■ EXERCISE AIM: Skip every image and restate the data word for word.

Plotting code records
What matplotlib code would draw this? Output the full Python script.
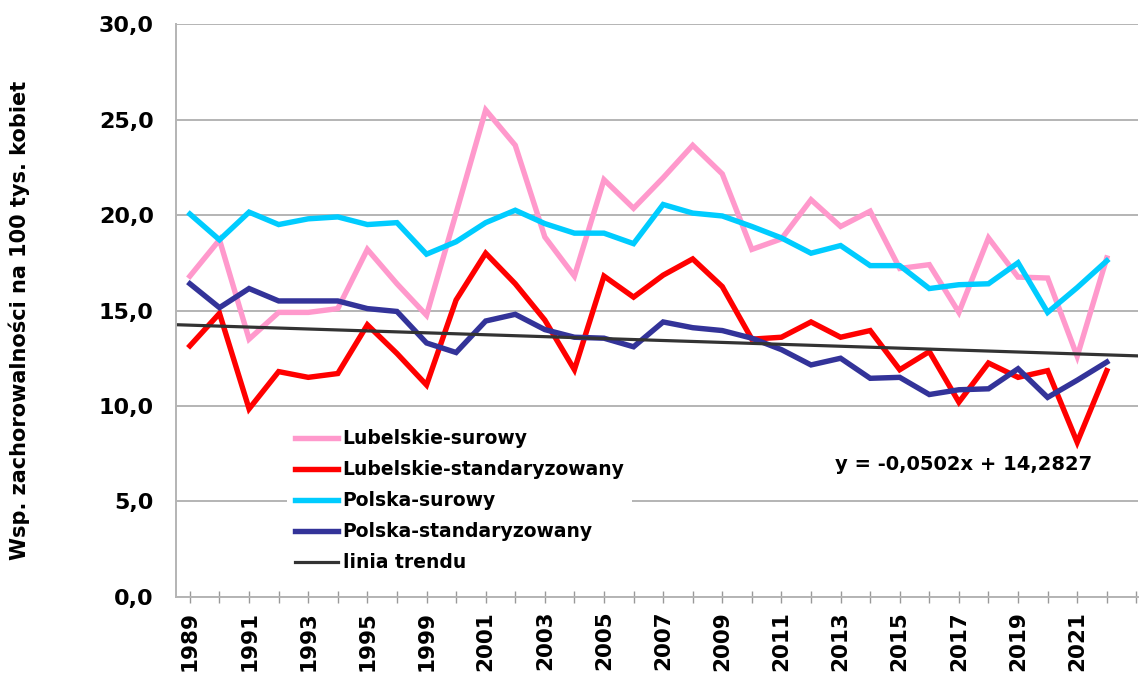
#! /usr/bin/env python
# -*- coding: utf-8 -*-

import matplotlib
matplotlib.use("Agg")
import matplotlib.pyplot as plt
import numpy as np

# lata (brak 1997 i 1998)
years = list(range(1989, 1997)) + list(range(1999, 2023))

lub_surowy = [16.8, 18.7, 13.5, 14.9, 14.9, 15.1, 18.2, 16.4, 14.75, 20.1, 25.5,
              23.65, 18.85, 16.8, 21.85, 20.35, 21.95, 23.65, 22.15, 18.2, 18.75,
              20.8, 19.4, 20.2, 17.2, 17.4, 14.9, 18.8, 16.75, 16.7, 12.6, 17.75]
lub_stand = [13.15, 14.85, 9.85, 11.8, 11.5, 11.7, 14.25, 12.75, 11.1, 15.55, 18.0,
             16.4, 14.5, 11.9, 16.8, 15.7, 16.85, 17.7, 16.25, 13.5, 13.6,
             14.4, 13.6, 13.95, 11.9, 12.85, 10.2, 12.25, 11.5, 11.85, 8.1, 11.85]
pl_surowy = [20.05, 18.7, 20.15, 19.5, 19.8, 19.9, 19.5, 19.6, 17.95, 18.6, 19.6,
             20.25, 19.55, 19.05, 19.05, 18.5, 20.55, 20.1, 19.95, 19.4, 18.8,
             18.0, 18.4, 17.35, 17.35, 16.15, 16.35, 16.4, 17.5, 14.9, 16.2, 17.6]
pl_stand = [16.4, 15.15, 16.15, 15.5, 15.5, 15.5, 15.1, 14.95, 13.3, 12.8, 14.45,
            14.8, 14.0, 13.6, 13.55, 13.1, 14.4, 14.1, 13.95, 13.55, 12.95,
            12.15, 12.5, 11.45, 11.5, 10.6, 10.85, 10.9, 11.95, 10.45, 11.35, 12.3]

trend_a = -0.0502
trend_b = 14.2827

labels = ["Lubelskie-surowy", "Lubelskie-standaryzowany", "Polska-surowy",
          "Polska-standaryzowany", "linia trendu"]
colors = ["#FF99CC", "#FF0000", "#00CCFF", "#333399", "#333333"]

plt.rcParams['font.family'] = ['DejaVu Sans']
plt.rcParams['font.weight'] = 'bold'

fig = plt.figure(figsize=(11.4, 6.75), dpi=100)
ax = fig.add_axes([0.1544, 0.1156, 0.8437, 0.8488])

x = np.arange(len(years))
for vals, lab, col in zip([lub_surowy, lub_stand, pl_surowy, pl_stand],
                          labels[:4], colors[:4]):
    ax.plot(x, vals, color=col, lw=3.9, label=lab, solid_joinstyle='miter')

xlim = (-0.47, 32.05)
xt = np.array(xlim)
# trend: x = 1 for first year
ax.plot(xt, trend_a * (xt + 1) + trend_b, color=colors[4], lw=2.3, label=labels[4])

ax.set_xlim(xlim)
ax.set_ylim(0, 30)
ax.set_yticks(np.arange(0, 31, 5))
ax.set_yticklabels([("%.1f" % v).replace(".", ",") for v in np.arange(0, 31, 5)],
                   fontsize=16, fontweight='bold')
ax.tick_params(axis='y', length=0, pad=16)

ticks = list(range(len(years) + 1))
ticklabels = [str(years[i]) if (i < len(years) and i % 2 == 0) else "" for i in ticks]
ax.set_xticks(ticks)
ax.set_xticklabels(ticklabels, rotation=90, fontsize=15.5, fontweight='bold')
ax.tick_params(axis='x', direction='inout', length=8, width=1, color='#999999', pad=6)

ax.grid(axis='y', color='#b4b4b4', lw=1.4)
ax.set_axisbelow(True)
for s in ['top', 'right']:
    ax.spines[s].set_visible(False)
ax.spines['left'].set_color('#b4b4b4')
ax.spines['bottom'].set_color('#b4b4b4')
ax.spines['left'].set_linewidth(1.4)
ax.spines['bottom'].set_linewidth(1.4)

ax.set_ylabel("Wsp. zachorowalności na 100 tys. kobiet", fontsize=15,
              fontweight='bold')
ax.yaxis.set_label_coords(-0.152, 0.483)

leg = ax.legend(loc='lower left', bbox_to_anchor=(0.106, 0.014), frameon=True,
                fontsize=13.5, handlelength=2.3, handletextpad=0.25,
                labelspacing=0.64, borderpad=0.4)
leg.get_frame().set_facecolor('white')
leg.get_frame().set_edgecolor('none')
leg.get_frame().set_alpha(1)
for t in leg.get_texts():
    t.set_fontweight('bold')

ax.text(0.685, 0.232, "y = -0,0502x + 14,2827", transform=ax.transAxes,
        fontsize=14, fontweight='bold', ha='left', va='center')

fig.savefig("out.png", dpi=100)
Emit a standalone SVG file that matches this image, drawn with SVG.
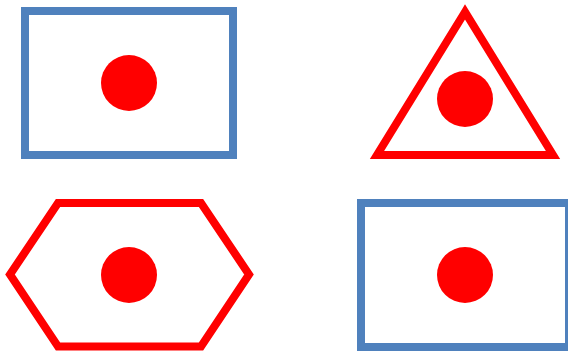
<svg xmlns="http://www.w3.org/2000/svg" width="568" height="353" viewBox="0 0 568 353">
<style>
.blue{fill:#fff;stroke:#4F81BD;stroke-width:8}
.red{fill:#fff;stroke:#FF0000;stroke-width:8;stroke-linejoin:miter}
.dot{fill:#FF0000}
</style>
<rect width="568" height="353" fill="#fff"/>
<g id="rect-top-left">
<rect class="blue" x="25" y="11" width="208" height="144"/>
<circle class="dot" cx="129" cy="83" r="28"/>
</g>
<g id="triangle">
<polygon class="red" points="465,12 377,155 553,155"/>
<circle class="dot" cx="465" cy="99" r="28"/>
</g>
<g id="hexagon">
<polygon class="red" points="10,274.5 58,203 201,203 249,274.5 201,346.5 58,346.5"/>
<circle class="dot" cx="129" cy="275" r="28"/>
</g>
<g id="rect-bottom-right">
<rect class="blue" x="361" y="203" width="208" height="144"/>
<circle class="dot" cx="465" cy="275" r="28"/>
</g>
<g id="connectors"/>
</svg>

■ ANSWER:
What matplotlib code would draw this? Output the full Python script.
#! /usr/bin/env python
# -*- coding: utf-8 -*-

import matplotlib
matplotlib.use("Agg")
import matplotlib.pyplot as plt
import numpy as np

# lata (brak 1997 i 1998)
years = list(range(1989, 1997)) + list(range(1999, 2023))

lub_surowy = [16.8, 18.7, 13.5, 14.9, 14.9, 15.1, 18.2, 16.4, 14.75, 20.1, 25.5,
              23.65, 18.85, 16.8, 21.85, 20.35, 21.95, 23.65, 22.15, 18.2, 18.75,
              20.8, 19.4, 20.2, 17.2, 17.4, 14.9, 18.8, 16.75, 16.7, 12.6, 17.75]
lub_stand = [13.15, 14.85, 9.85, 11.8, 11.5, 11.7, 14.25, 12.75, 11.1, 15.55, 18.0,
             16.4, 14.5, 11.9, 16.8, 15.7, 16.85, 17.7, 16.25, 13.5, 13.6,
             14.4, 13.6, 13.95, 11.9, 12.85, 10.2, 12.25, 11.5, 11.85, 8.1, 11.85]
pl_surowy = [20.05, 18.7, 20.15, 19.5, 19.8, 19.9, 19.5, 19.6, 17.95, 18.6, 19.6,
             20.25, 19.55, 19.05, 19.05, 18.5, 20.55, 20.1, 19.95, 19.4, 18.8,
             18.0, 18.4, 17.35, 17.35, 16.15, 16.35, 16.4, 17.5, 14.9, 16.2, 17.6]
pl_stand = [16.4, 15.15, 16.15, 15.5, 15.5, 15.5, 15.1, 14.95, 13.3, 12.8, 14.45,
            14.8, 14.0, 13.6, 13.55, 13.1, 14.4, 14.1, 13.95, 13.55, 12.95,
            12.15, 12.5, 11.45, 11.5, 10.6, 10.85, 10.9, 11.95, 10.45, 11.35, 12.3]

trend_a = -0.0502
trend_b = 14.2827

labels = ["Lubelskie-surowy", "Lubelskie-standaryzowany", "Polska-surowy",
          "Polska-standaryzowany", "linia trendu"]
colors = ["#FF99CC", "#FF0000", "#00CCFF", "#333399", "#333333"]

plt.rcParams['font.family'] = ['DejaVu Sans']
plt.rcParams['font.weight'] = 'bold'

fig = plt.figure(figsize=(11.4, 6.75), dpi=100)
ax = fig.add_axes([0.1544, 0.1156, 0.8437, 0.8488])

x = np.arange(len(years))
for vals, lab, col in zip([lub_surowy, lub_stand, pl_surowy, pl_stand],
                          labels[:4], colors[:4]):
    ax.plot(x, vals, color=col, lw=3.9, label=lab, solid_joinstyle='miter')

xlim = (-0.47, 32.05)
xt = np.array(xlim)
# trend: x = 1 for first year
ax.plot(xt, trend_a * (xt + 1) + trend_b, color=colors[4], lw=2.3, label=labels[4])

ax.set_xlim(xlim)
ax.set_ylim(0, 30)
ax.set_yticks(np.arange(0, 31, 5))
ax.set_yticklabels([("%.1f" % v).replace(".", ",") for v in np.arange(0, 31, 5)],
                   fontsize=16, fontweight='bold')
ax.tick_params(axis='y', length=0, pad=16)

ticks = list(range(len(years) + 1))
ticklabels = [str(years[i]) if (i < len(years) and i % 2 == 0) else "" for i in ticks]
ax.set_xticks(ticks)
ax.set_xticklabels(ticklabels, rotation=90, fontsize=15.5, fontweight='bold')
ax.tick_params(axis='x', direction='inout', length=8, width=1, color='#999999', pad=6)

ax.grid(axis='y', color='#b4b4b4', lw=1.4)
ax.set_axisbelow(True)
for s in ['top', 'right']:
    ax.spines[s].set_visible(False)
ax.spines['left'].set_color('#b4b4b4')
ax.spines['bottom'].set_color('#b4b4b4')
ax.spines['left'].set_linewidth(1.4)
ax.spines['bottom'].set_linewidth(1.4)

ax.set_ylabel("Wsp. zachorowalności na 100 tys. kobiet", fontsize=15,
              fontweight='bold')
ax.yaxis.set_label_coords(-0.152, 0.483)

leg = ax.legend(loc='lower left', bbox_to_anchor=(0.106, 0.014), frameon=True,
                fontsize=13.5, handlelength=2.3, handletextpad=0.25,
                labelspacing=0.64, borderpad=0.4)
leg.get_frame().set_facecolor('white')
leg.get_frame().set_edgecolor('none')
leg.get_frame().set_alpha(1)
for t in leg.get_texts():
    t.set_fontweight('bold')

ax.text(0.685, 0.232, "y = -0,0502x + 14,2827", transform=ax.transAxes,
        fontsize=14, fontweight='bold', ha='left', va='center')

fig.savefig("out.png", dpi=100)
Emit a standalone SVG file that matches this image, drawn with SVG.
<svg xmlns="http://www.w3.org/2000/svg" width="568" height="353" viewBox="0 0 568 353">
<style>
.blue{fill:#fff;stroke:#4F81BD;stroke-width:8}
.red{fill:#fff;stroke:#FF0000;stroke-width:8;stroke-linejoin:miter}
.dot{fill:#FF0000}
</style>
<rect width="568" height="353" fill="#fff"/>
<g id="rect-top-left">
<rect class="blue" x="25" y="11" width="208" height="144"/>
<circle class="dot" cx="129" cy="83" r="28"/>
</g>
<g id="triangle">
<polygon class="red" points="465,12 377,155 553,155"/>
<circle class="dot" cx="465" cy="99" r="28"/>
</g>
<g id="hexagon">
<polygon class="red" points="10,274.5 58,203 201,203 249,274.5 201,346.5 58,346.5"/>
<circle class="dot" cx="129" cy="275" r="28"/>
</g>
<g id="rect-bottom-right">
<rect class="blue" x="361" y="203" width="208" height="144"/>
<circle class="dot" cx="465" cy="275" r="28"/>
</g>
<g id="connectors"/>
</svg>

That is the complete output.